The other thing you could do is tighten up that paragraph so that the next sentence that comes along and from the next page and you do that with a tight class that might look something like this.

So again, my plea to the W3C: If you can figure out how to solve bottom balancing with CSS, we're a long way to having publishers saying “Wow this really is an awesome print production tool.” It might happen anyway. I think there's this sort of this...as the world evolves we're going to see this improvement in print technology in templating systems and an adjacent reduction in requirements for fine-tuning of typography.

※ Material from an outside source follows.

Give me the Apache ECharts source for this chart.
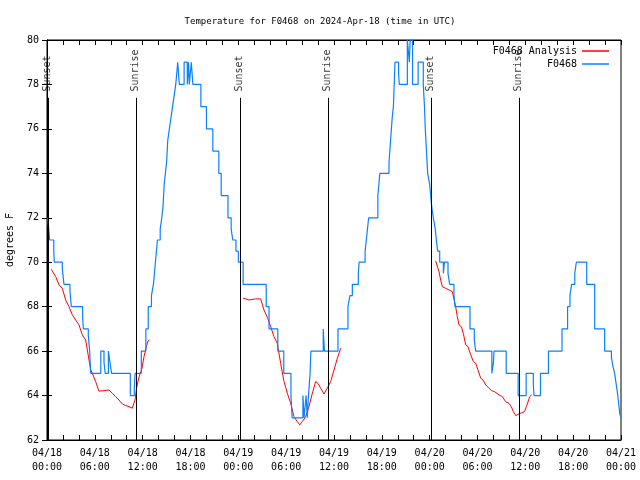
<!DOCTYPE html>
<html>
<head>
<meta charset="utf-8">
<script src="https://cdn.jsdelivr.net/npm/echarts@6/dist/echarts.min.js"></script>
<style>
html,body{margin:0;padding:0;background:#fff;}
#chart{width:640px;height:480px;}
</style>
</head>
<body>
<div id="chart"></div>
<script>
// Hours since 2024-04-18 00:00 UTC
const obsHours = [0.1,0.33,0.85,0.92,1.92,2.13,2.88,3.05,4.47,4.56,5.18,5.35,5.48,6.75,7.15,7.3,7.7,7.9,8.1,10.45,10.95,11.05,11.83,
  12.4,12.7,13.1,13.35,13.6,13.85,14.2,14.4,14.55,14.7,14.85,15.0,15.15,15.35,15.55,15.75,15.95,16.15,16.4,16.6,17.2,17.6,17.75,17.85,18.1,18.3,
  19.3,20.0,20.8,21.55,21.85,22.7,23.1,23.3,23.7,24.0,24.6,27.5,27.85,28.95,29.7,30.6,30.75,32.1,32.25,32.5,32.65,32.8,33.0,33.1,34.65,34.8,
  36.5,37.75,38.0,38.3,39.05,39.15,39.9,40.05,40.2,40.35,41.5,41.75,42.9,43.0,43.1,43.2,43.3,43.45,43.55,43.65,44.1,44.19,45.2,45.45,45.55,45.85,
  46.55,47.2,47.35,47.45,47.6,47.75,48.0,48.2,48.3,48.46,48.7,48.84,49.0,49.26,49.72,49.85,50.3,50.51,51.05,51.18,53.06,53.6,53.77,55.8,56.0,56.07,
  57.6,59.1,60.1,61.0,61.09,61.9,62.9,64.6,65.3,65.6,65.8,66.2,66.4,67.7,68.7,69.95,70.8,71.0,71.2,71.4,71.6,71.84,72];
const obsTemps = [72,71,70.5,70,69.7,69,68.7,68,67.5,67,66.7,66,65,66,65.5,65,66,65.5,65,64,64.3,65,66,
  67,68,68.5,69,70,71,71.5,72,72.5,73.5,74,74.5,75.5,76,76.5,77,77.5,78,79,78,79,78,79,78,79,78,
  77,76,75,74,73,72,71.5,71,70.5,70,69,68,67,66,65,64,63,64,63,64,63,64,65,66,67,66,
  67,68,68.5,69,69.5,70,70.5,71,71.5,72,73,74,74.5,75,75.5,76,76.5,77,78,79,78.5,78,80,79,80,78,
  79,78,77,76,75,74,73.5,72.7,72.4,72,71.5,71,70.5,70,69.5,70,69.5,69,68.5,68,67,66.5,66,65,65.5,66,
  65,64,65,64.5,64,65,66,67,68,68.5,69,69.5,70,69,67,66,65.7,65.3,65,64.5,64,63.2,63];

const anaHours1 = [0.54,0.79,1.09,1.51,1.92,2.34,2.76,3.18,3.6,4.01,4.43,4.85,5.06,5.27,5.48,5.69,6.1,6.52,7.15,7.78,8.2,8.61,9.03,9.45,9.87,10.29,10.7,10.91,11.04,11.2,11.41,11.62,11.87,12.17,12.46,12.67,12.83];
const anaTemps1 = [69.68,69.65,69.35,68.98,68.83,68.3,68.0,67.63,67.4,67.18,66.73,66.5,66.05,65.6,65.15,65.0,64.63,64.2,64.22,64.25,64.1,63.95,63.8,63.62,63.55,63.5,63.43,63.5,63.8,64.25,64.63,64.93,65.15,65.75,66.2,66.45,66.5];
const anaHours2 = [24.59,24.92,25.34,26.17,26.8,27.22,27.64,28.06,28.47,28.89,29.31,29.73,30.15,30.57,30.98,31.4,31.7,32.03,32.45,32.86,33.28,33.7,33.99,34.33,34.75,35.16,35.58,36.0,36.42,36.84];
const anaTemps2 = [68.38,68.35,68.3,68.35,68.35,67.85,67.52,67.1,66.65,66.35,65.45,64.63,64.1,63.65,63.05,62.83,62.68,62.83,63.05,63.5,64.1,64.63,64.55,64.33,64.07,64.33,64.63,65.15,65.68,66.13];
const anaHours3 = [48.75,48.96,49.17,49.38,49.59,50.0,50.43,50.84,51.05,51.26,51.47,51.68,51.97,52.22,52.52,52.81,53.15,53.48,53.77,54.06,54.4,54.69,55.03,55.44,55.78,56.16,56.7,57.12,57.54,57.95,58.24,58.49,58.79,59.08,59.5,59.9,60.13,60.34,60.55,60.8];
const anaTemps3 = [70.06,70.03,69.58,69.2,68.9,68.83,68.75,68.68,68.6,68.0,67.55,67.18,67.1,66.8,66.28,66.2,65.83,65.53,65.45,65.15,64.78,64.7,64.48,64.33,64.22,64.17,64.03,63.95,63.72,63.65,63.5,63.28,63.1,63.15,63.22,63.28,63.5,63.72,63.95,64.03];

const eventHours = [0.16, 11.2, 24.21, 35.29, 48.17, 59.25];
const eventNames = ['Sunset','Sunrise','Sunset','Sunrise','Sunset','Sunrise'];

const xTickLabels = ['04/18\n00:00','04/18\n06:00','04/18\n12:00','04/18\n18:00','04/19\n00:00','04/19\n06:00','04/19\n12:00',
  '04/19\n18:00','04/20\n00:00','04/20\n06:00','04/20\n12:00','04/20\n18:00','04/21\n00:00'];
const yTicks = [62,64,66,68,70,72,74,76,78,80];

const FONT = 'DejaVu Sans Mono';
const zip = (a, b) => a.map((v, i) => [v, b[i]]);
const obsData = zip(obsHours, obsTemps);
const anaData = [].concat(zip(anaHours1, anaTemps1), [[18, null]], zip(anaHours2, anaTemps2), [[42, null]], zip(anaHours3, anaTemps3));

const LINE_TOP = 77.4, LABEL_AT = 77.66;
const markLines = eventHours.map(h => [{coord: [h, 62]}, {coord: [h, LINE_TOP]}]);
const eventLabels = eventHours.map((h, i) => ({value: [h, LABEL_AT], name: eventNames[i]}));

const chart = echarts.init(document.getElementById('chart'), null, {renderer: 'canvas'});
const tickStyle = {show: true, inside: true, length: 5, lineStyle: {color: '#000', width: 1}};
chart.setOption({
  animation: false,
  backgroundColor: '#fff',
  textStyle: {fontFamily: FONT, fontSize: 10, color: '#000'},
  title: {text: 'Temperature for F0468 on 2024-Apr-18 (time in UTC)', left: 'center', top: 12,
    textStyle: {fontFamily: FONT, fontSize: 9, fontWeight: 'normal', color: '#000'}},
  legend: [
    {data: ['F0468 Analysis'], right: 26, top: 41, align: 'right', icon: 'rect', itemWidth: 27, itemHeight: 1.5,
      textStyle: {fontFamily: FONT, fontSize: 10, color: '#000'}},
    {data: ['F0468'], right: 26, top: 54, align: 'right', icon: 'rect', itemWidth: 27, itemHeight: 1.5,
      textStyle: {fontFamily: FONT, fontSize: 10, color: '#000'}}
  ],
  grid: {left: 47, right: 19, top: 40, bottom: 40, show: true, borderColor: '#000', borderWidth: 1,
    containLabel: false, outerBoundsMode: 'none'},
  xAxis: [
    {type: 'value', min: 0, max: 72, interval: 6, position: 'bottom',
      axisLine: {show: true, lineStyle: {color: '#000'}}, axisTick: tickStyle,
      minorTick: {show: true, splitNumber: 3, length: 5, lineStyle: {color: '#000'}},
      splitLine: {show: false},
      axisLabel: {margin: 6, lineHeight: 14, fontFamily: FONT, fontSize: 10, color: '#000',
        formatter: v => xTickLabels[Math.round(v / 6)]}},
    {type: 'value', min: 0, max: 72, interval: 6, position: 'top',
      axisLine: {show: true, lineStyle: {color: '#000'}}, axisTick: tickStyle,
      minorTick: {show: true, splitNumber: 3, length: 5, lineStyle: {color: '#000'}},
      splitLine: {show: false}, axisLabel: {show: false}}
  ],
  yAxis: [
    {type: 'value', min: yTicks[0], max: yTicks[yTicks.length - 1], interval: 2, position: 'left',
      name: 'degrees F', nameLocation: 'middle', nameRotate: 90, nameGap: 32,
      nameTextStyle: {fontFamily: FONT, fontSize: 10, color: '#000'},
      axisLine: {show: true, lineStyle: {color: '#000'}}, axisTick: tickStyle, splitLine: {show: false},
      axisLabel: {margin: 8, fontFamily: FONT, fontSize: 10, color: '#000'}},
    {type: 'value', min: yTicks[0], max: yTicks[yTicks.length - 1], interval: 2, position: 'right',
      axisLine: {show: true, lineStyle: {color: '#000'}}, axisTick: tickStyle, splitLine: {show: false},
      axisLabel: {show: false}}
  ],
  series: [
    {name: 'F0468 Analysis', type: 'line', data: anaData, showSymbol: false, symbol: 'none',
      connectNulls: false, color: '#ff0000', lineStyle: {color: '#ff0000', width: 1}, z: 3,
      markLine: {silent: true, symbol: 'none', label: {show: false},
        lineStyle: {color: '#000', width: 1, type: 'solid'}, data: markLines}},
    {name: 'F0468', type: 'line', step: 'end', data: obsData, showSymbol: false, symbol: 'none',
      color: '#0a80ff', lineStyle: {color: '#0a80ff', width: 1.2}, z: 4},
    {name: 'events', type: 'scatter', data: eventLabels, symbolSize: 1, itemStyle: {color: 'rgba(0,0,0,0)'},
      silent: true, z: 5,
      label: {show: true, position: [0, 0], rotate: 90, align: 'left', verticalAlign: 'middle',
        formatter: p => p.name, fontFamily: FONT, fontSize: 10, color: '#000'}}
  ]
});
</script>
</body>
</html>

So that really is all I wanted to talk about–just some in the trenches stuff as we're evolving and it's very interesting as I find myself up here talking about some really nitty gritty details of print production and I've been reflecting over the last few days on what’s the conclusion of this. And I think again, we've got this group of people who are deeply committed to the idea of the book, to the book as a metaphor, to the book as a cultural artifact but who are also deeply committed to the web and technology and evolving the world and I have this feeling as we struggle with Pressbooks to get close enough to what a lot of publishers need and as we see what's going on in the world–this is a very slow movement and I think in the publishing space towards changing the way we think about books and it's been a theme, certainly last year as John mentioned, there was this moment where we sort of shed this you know what? Screw the old publishing companies. We're going to go off to the future with all sort of new and exciting directions and I think that's what's going to end up happening and it's places like Wattpad where really the concerns about bottom balancing are the furthest things from the mind of all the millions of the kind who are writing and adults who are writing original fiction and interacting and non-fiction on sites like Wattpad.

So I think that there's a risk as we really try to force the craft on this culture of the book that it's going to be left behind by the rest of the universe as it moves away because of this slowness to adapt to what people are wanting and needing in greater numbers. So I think that's it for me. Thank you very much.